* begin Records supplied *

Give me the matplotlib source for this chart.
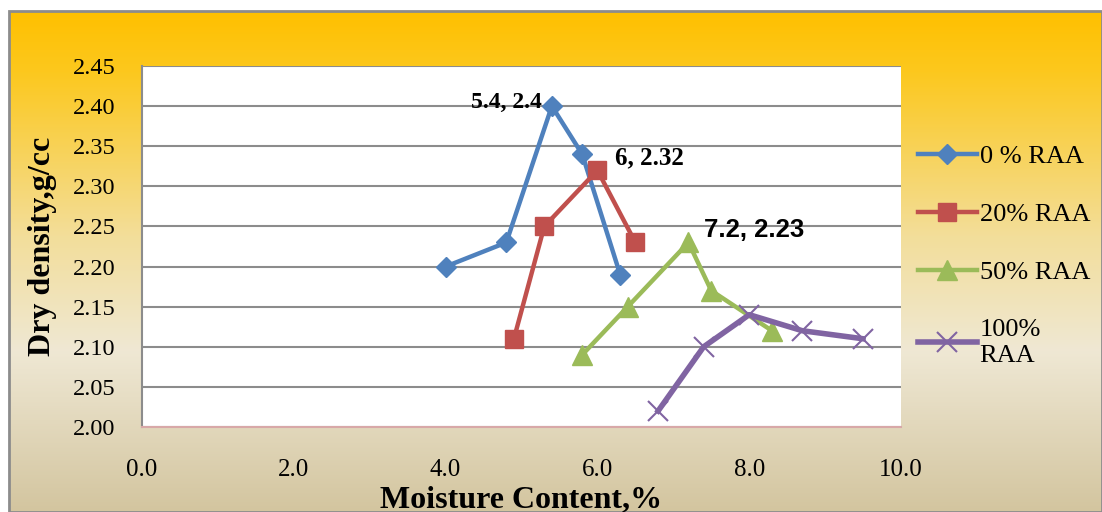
import numpy as np
import matplotlib.pyplot as plt
from matplotlib.colors import LinearSegmentedColormap
from matplotlib.patches import Rectangle

# moisture content (%) and dry density (g/cc) for each RAA mix
mc_0 = [4.0, 4.8, 5.4, 5.8, 6.3]
dd_0 = [2.20, 2.23, 2.40, 2.34, 2.19]
mc_20 = [4.9, 5.3, 6.0, 6.5]
dd_20 = [2.11, 2.25, 2.32, 2.23]
mc_50 = [5.8, 6.4, 7.2, 7.5, 8.3]
dd_50 = [2.09, 2.15, 2.23, 2.17, 2.12]
mc_100 = [6.8, 7.4, 8.0, 8.7, 9.5]
dd_100 = [2.02, 2.10, 2.14, 2.12, 2.11]

x_ticks = [0.0, 2.0, 4.0, 6.0, 8.0, 10.0]
y_ticks = [2.00, 2.05, 2.10, 2.15, 2.20, 2.25, 2.30, 2.35, 2.40, 2.45]

W, H = 1102, 512
fig = plt.figure(figsize=(W / 100, H / 100), dpi=100)
fig.patch.set_facecolor('white')

# chart area gradient: orange on top -> cream -> tan at the bottom
bg = fig.add_axes([9 / W, 0, 1 - 9 / W, 1 - 11 / H], zorder=0)
cmap = LinearSegmentedColormap.from_list(
    'daybreak', [(0, '#FFC000'), (0.12, '#FCC81E'), (0.45, '#F3DE9A'),
                 (0.68, '#EFE8D4'), (1.0, '#D3C59F')])
grad = np.linspace(0, 1, 256).reshape(-1, 1)
bg.imshow(grad, aspect='auto', cmap=cmap, extent=[0, 1, 0, 1])
bg.add_patch(Rectangle((0, 0), 1, 1, transform=bg.transAxes, fill=False,
                       edgecolor='#8C8C8C', linewidth=2, clip_on=False))
bg.set_axis_off()

ax = fig.add_axes([142 / W, 1 - 427 / H, (901 - 142) / W, (427 - 66) / H], zorder=1)
ax.set_facecolor('white')

lw = 3.2
ax.plot(mc_0, dd_0, color='#4F81BD', lw=lw, marker='D', ms=10.5,
        label='0 % RAA', zorder=3)
ax.plot(mc_20, dd_20, color='#C0504D', lw=lw, marker='s', ms=13.5,
        label='20% RAA', zorder=3)
ax.plot(mc_50, dd_50, color='#9BBB59', lw=lw, marker='^', ms=14,
        label='50% RAA', zorder=3)
ax.plot(mc_100, dd_100, color='#8064A2', lw=lw + 0.8, marker='x', ms=15,
        mew=1.5, label='100%\nRAA', zorder=3)

ax.set_xlim(0, 10)
ax.set_ylim(2.00, 2.45)
serif = 'Liberation Serif'
ax.set_xticks(x_ticks)
ax.set_xticklabels([f'{v:.1f}' for v in x_ticks], fontsize=18, fontfamily=serif)
ax.set_yticks(y_ticks)
ax.set_yticklabels([f'{v:.2f}' for v in y_ticks], fontsize=17.5, fontfamily=serif)
ax.tick_params(axis='x', length=0, pad=23)
ax.tick_params(axis='y', length=0, pad=19)
ax.grid(axis='y', color='#8C8C8C', lw=1.5)
ax.set_axisbelow(True)
for s in ['top', 'right']:
    ax.spines[s].set_visible(False)
ax.spines['left'].set_color('#8C8C8C')
ax.spines['left'].set_linewidth(1.5)
ax.spines['bottom'].set_color('#D8A8A8')
ax.spines['bottom'].set_linewidth(1.5)

# peak labels
ax.annotate('5.4, 2.4', (mc_0[2], dd_0[2]), xytext=(-7, -5), textcoords='offset points',
            ha='right', va='bottom', fontsize=17, fontweight='bold',
            fontfamily=serif)
ax.annotate('6, 2.32', (mc_20[2], dd_20[2]), xytext=(13, 1), textcoords='offset points',
            ha='left', va='bottom', fontsize=18, fontweight='bold',
            fontfamily=serif)
ax.annotate('7.2, 2.23', (mc_50[2], dd_50[2]), xytext=(11, 0), textcoords='offset points',
            ha='left', va='bottom', fontsize=18.5, fontweight='bold',
            fontfamily='Liberation Sans')

ax.set_xlabel('Moisture Content,%', fontsize=23, fontweight='bold',
              fontfamily=serif, labelpad=3)
ax.set_ylabel('Dry density,g/cc', fontsize=23, fontweight='bold',
              fontfamily=serif, labelpad=11)

leg = ax.legend(loc='upper left', bbox_to_anchor=(1.022, 0.783), frameon=False,
                prop={'family': serif, 'size': 19},
                handlelength=2.25, handletextpad=0.1, labelspacing=1.32,
                borderaxespad=0, borderpad=0)

fig.savefig('out.png', dpi=100)
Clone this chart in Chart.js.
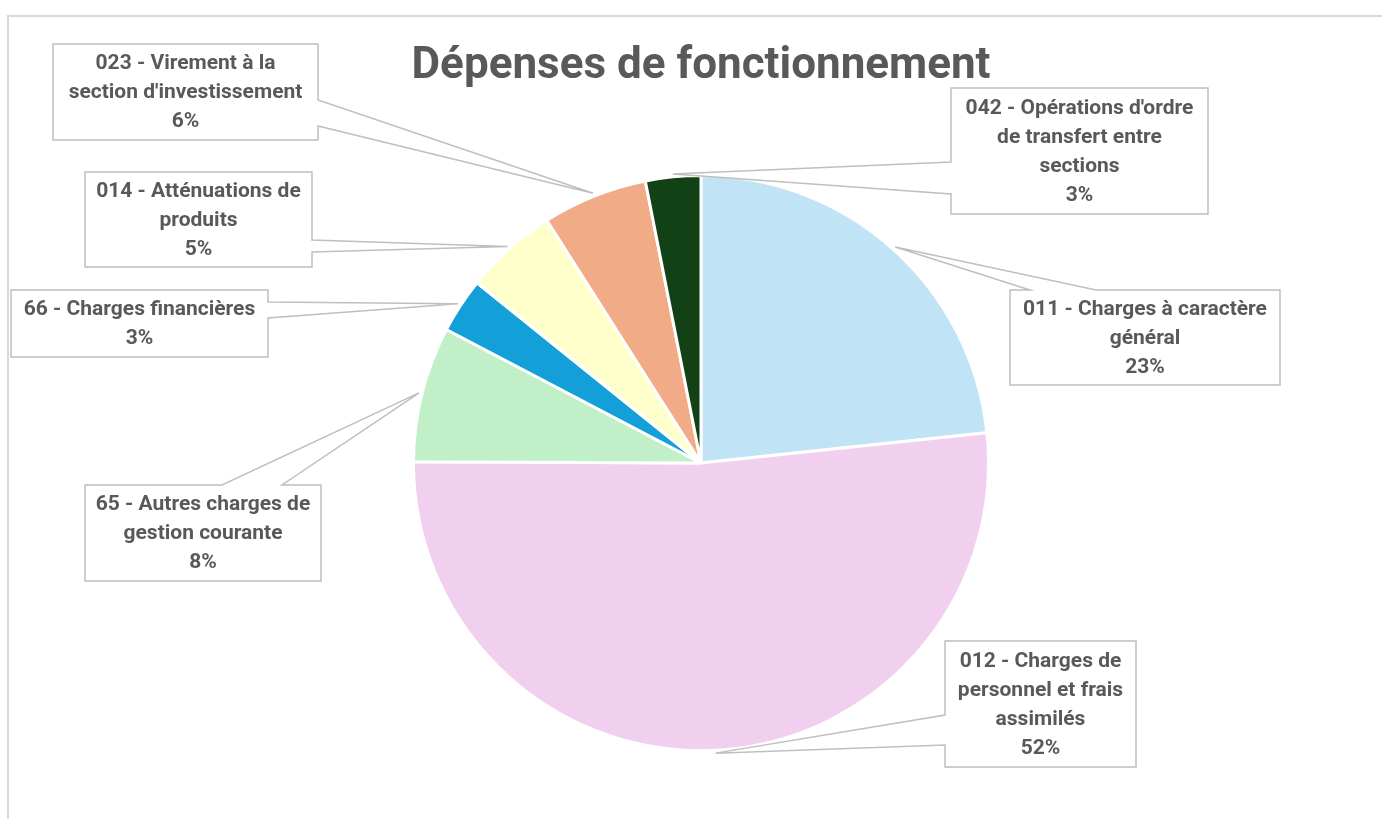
<!DOCTYPE html>
<html>
<head>
<meta charset="utf-8">
<script src="https://cdn.jsdelivr.net/npm/chart.js@4.4.1/dist/chart.umd.min.js"></script>
<style>
  html, body { margin: 0; padding: 0; background: #fff; overflow: hidden; }
  canvas { display: block; }
</style>
</head>
<body>
<canvas id="graphique" width="1382" height="819"></canvas>
<script>
const titre = 'Dépenses de fonctionnement';

const categories = [
  ['011 - Charges à caractère', 'général'],
  ['012 - Charges de', 'personnel et frais', 'assimilés'],
  ['65 - Autres charges de', 'gestion courante'],
  ['66 - Charges financières'],
  ['014 - Atténuations de', 'produits'],
  ['023 - Virement à la', 'section d\'investissement'],
  ['042 - Opérations d\'ordre', 'de transfert entre', 'sections']
];
const montants = [23.3, 51.7, 7.6, 3.1, 5.2, 5.9, 3.1];
const couleurs = ['#C0E4F5', '#F1CFEF', '#C1F0C8', '#139FD8', '#FFFFCC', '#F1AB87', '#124116'];

// placement des bulles d'étiquettes (mise en page, pas des données)
const bulles = [
  { x: 1010, y: 290, w: 270, h: 95,  cote: 'haut',   a: 20,  b: 86 },
  { x: 945,  y: 641, w: 191, h: 126, cote: 'gauche', a: 74,  b: 104 },
  { x: 85,   y: 485, w: 236, h: 96,  cote: 'haut',   a: 137, b: 197 },
  { x: 11,   y: 290, w: 257, h: 67,  cote: 'droite', a: 12,  b: 28 },
  { x: 85,   y: 172, w: 227, h: 95,  cote: 'droite', a: 68,  b: 80 },
  { x: 53,   y: 44,  w: 265, h: 96,  cote: 'droite', a: 56,  b: 82 },
  { x: 951,  y: 88,  w: 257, h: 126, cote: 'gauche', a: 74,  b: 106 }
];

const gris = '#595959';
const total = montants.reduce((s, v) => s + v, 0);

// cadre + titre
const cadre = {
  id: 'cadre',
  beforeDraw(chart) {
    const c = chart.ctx;
    c.save();
    c.fillStyle = '#fff';
    c.fillRect(0, 0, chart.width, chart.height);
    c.strokeStyle = '#D9D9D9';
    c.lineWidth = 2;
    c.strokeRect(8, 16, chart.width + 20, chart.height + 20);
    c.fillStyle = gris;
    c.font = 'bold 44px Roboto, "Liberation Sans", sans-serif';
    c.textAlign = 'center';
    c.textBaseline = 'middle';
    c.fillText(titre, 701, 67);
    c.restore();
  }
};

// bulles avec pointe vers la part
const etiquettes = {
  id: 'etiquettes',
  afterDraw(chart) {
    const c = chart.ctx;
    const arcs = chart.getDatasetMeta(0).data;
    arcs.forEach((arc, i) => {
      const b = bulles[i];
      const mid = (arc.startAngle + arc.endAngle) / 2;
      const r = arc.outerRadius + 3;
      const px = arc.x + Math.cos(mid) * r;
      const py = arc.y + Math.sin(mid) * r;

      c.save();
      c.beginPath();
      if (b.cote === 'droite') {
        c.moveTo(b.x, b.y);
        c.lineTo(b.x + b.w, b.y);
        c.lineTo(b.x + b.w, b.y + b.a);
        c.lineTo(px, py);
        c.lineTo(b.x + b.w, b.y + b.b);
        c.lineTo(b.x + b.w, b.y + b.h);
        c.lineTo(b.x, b.y + b.h);
      } else if (b.cote === 'gauche') {
        c.moveTo(b.x, b.y);
        c.lineTo(b.x + b.w, b.y);
        c.lineTo(b.x + b.w, b.y + b.h);
        c.lineTo(b.x, b.y + b.h);
        c.lineTo(b.x, b.y + b.b);
        c.lineTo(px, py);
        c.lineTo(b.x, b.y + b.a);
      } else {
        c.moveTo(b.x, b.y);
        c.lineTo(b.x + b.a, b.y);
        c.lineTo(px, py);
        c.lineTo(b.x + b.b, b.y);
        c.lineTo(b.x + b.w, b.y);
        c.lineTo(b.x + b.w, b.y + b.h);
        c.lineTo(b.x, b.y + b.h);
      }
      c.closePath();
      c.fillStyle = '#fff';
      c.fill();
      c.strokeStyle = '#BFBFBF';
      c.lineWidth = 1.5;
      c.stroke();

      const lignes = categories[i].concat([Math.round(montants[i] / total * 100) + '%']);
      c.fillStyle = gris;
      c.textAlign = 'center';
      c.textBaseline = 'middle';
      c.font = 'bold 21px Roboto, "Liberation Sans", sans-serif';
      const lh = 29;
      const y0 = b.y + b.h / 2 - (lignes.length - 1) * lh / 2 + 1;
      lignes.forEach((t, k) => {
        const larg = c.measureText(t).width;
        const maxi = b.w - 12;
        const cx = b.x + b.w / 2;
        if (larg > maxi) {
          // resserrer légèrement si la ligne déborde
          c.save();
          c.translate(cx, 0);
          c.scale(maxi / larg, 1);
          c.fillText(t, 0, y0 + k * lh);
          c.restore();
        } else {
          c.fillText(t, cx, y0 + k * lh);
        }
      });
      c.restore();
    });
  }
};

const ctx = document.getElementById('graphique').getContext('2d');

new Chart(ctx, {
  type: 'pie',
  data: {
    labels: categories,
    datasets: [{
      data: montants,
      backgroundColor: couleurs,
      borderColor: '#fff',
      borderWidth: 3
    }]
  },
  options: {
    responsive: false,
    animation: false,
    layout: { padding: { left: 412, right: 392, top: 174, bottom: 67 } },
    plugins: {
      legend: { display: false },
      tooltip: { enabled: false }
    }
  },
  plugins: [cadre, etiquettes]
});
</script>
</body>
</html>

* end Records supplied *

#### [Your goal]
Copy word for word only the lines above from the one with "Clone this chart in Chart.js." through the one with "const total = montants.reduce((s, v)". Leave pictures out.

#### [Exercise answer]
Clone this chart in Chart.js.
<!DOCTYPE html>
<html>
<head>
<meta charset="utf-8">
<script src="https://cdn.jsdelivr.net/npm/chart.js@4.4.1/dist/chart.umd.min.js"></script>
<style>
  html, body { margin: 0; padding: 0; background: #fff; overflow: hidden; }
  canvas { display: block; }
</style>
</head>
<body>
<canvas id="graphique" width="1382" height="819"></canvas>
<script>
const titre = 'Dépenses de fonctionnement';

const categories = [
  ['011 - Charges à caractère', 'général'],
  ['012 - Charges de', 'personnel et frais', 'assimilés'],
  ['65 - Autres charges de', 'gestion courante'],
  ['66 - Charges financières'],
  ['014 - Atténuations de', 'produits'],
  ['023 - Virement à la', 'section d\'investissement'],
  ['042 - Opérations d\'ordre', 'de transfert entre', 'sections']
];
const montants = [23.3, 51.7, 7.6, 3.1, 5.2, 5.9, 3.1];
const couleurs = ['#C0E4F5', '#F1CFEF', '#C1F0C8', '#139FD8', '#FFFFCC', '#F1AB87', '#124116'];

// placement des bulles d'étiquettes (mise en page, pas des données)
const bulles = [
  { x: 1010, y: 290, w: 270, h: 95,  cote: 'haut',   a: 20,  b: 86 },
  { x: 945,  y: 641, w: 191, h: 126, cote: 'gauche', a: 74,  b: 104 },
  { x: 85,   y: 485, w: 236, h: 96,  cote: 'haut',   a: 137, b: 197 },
  { x: 11,   y: 290, w: 257, h: 67,  cote: 'droite', a: 12,  b: 28 },
  { x: 85,   y: 172, w: 227, h: 95,  cote: 'droite', a: 68,  b: 80 },
  { x: 53,   y: 44,  w: 265, h: 96,  cote: 'droite', a: 56,  b: 82 },
  { x: 951,  y: 88,  w: 257, h: 126, cote: 'gauche', a: 74,  b: 106 }
];

const gris = '#595959';
const total = montants.reduce((s, v) => s + v, 0);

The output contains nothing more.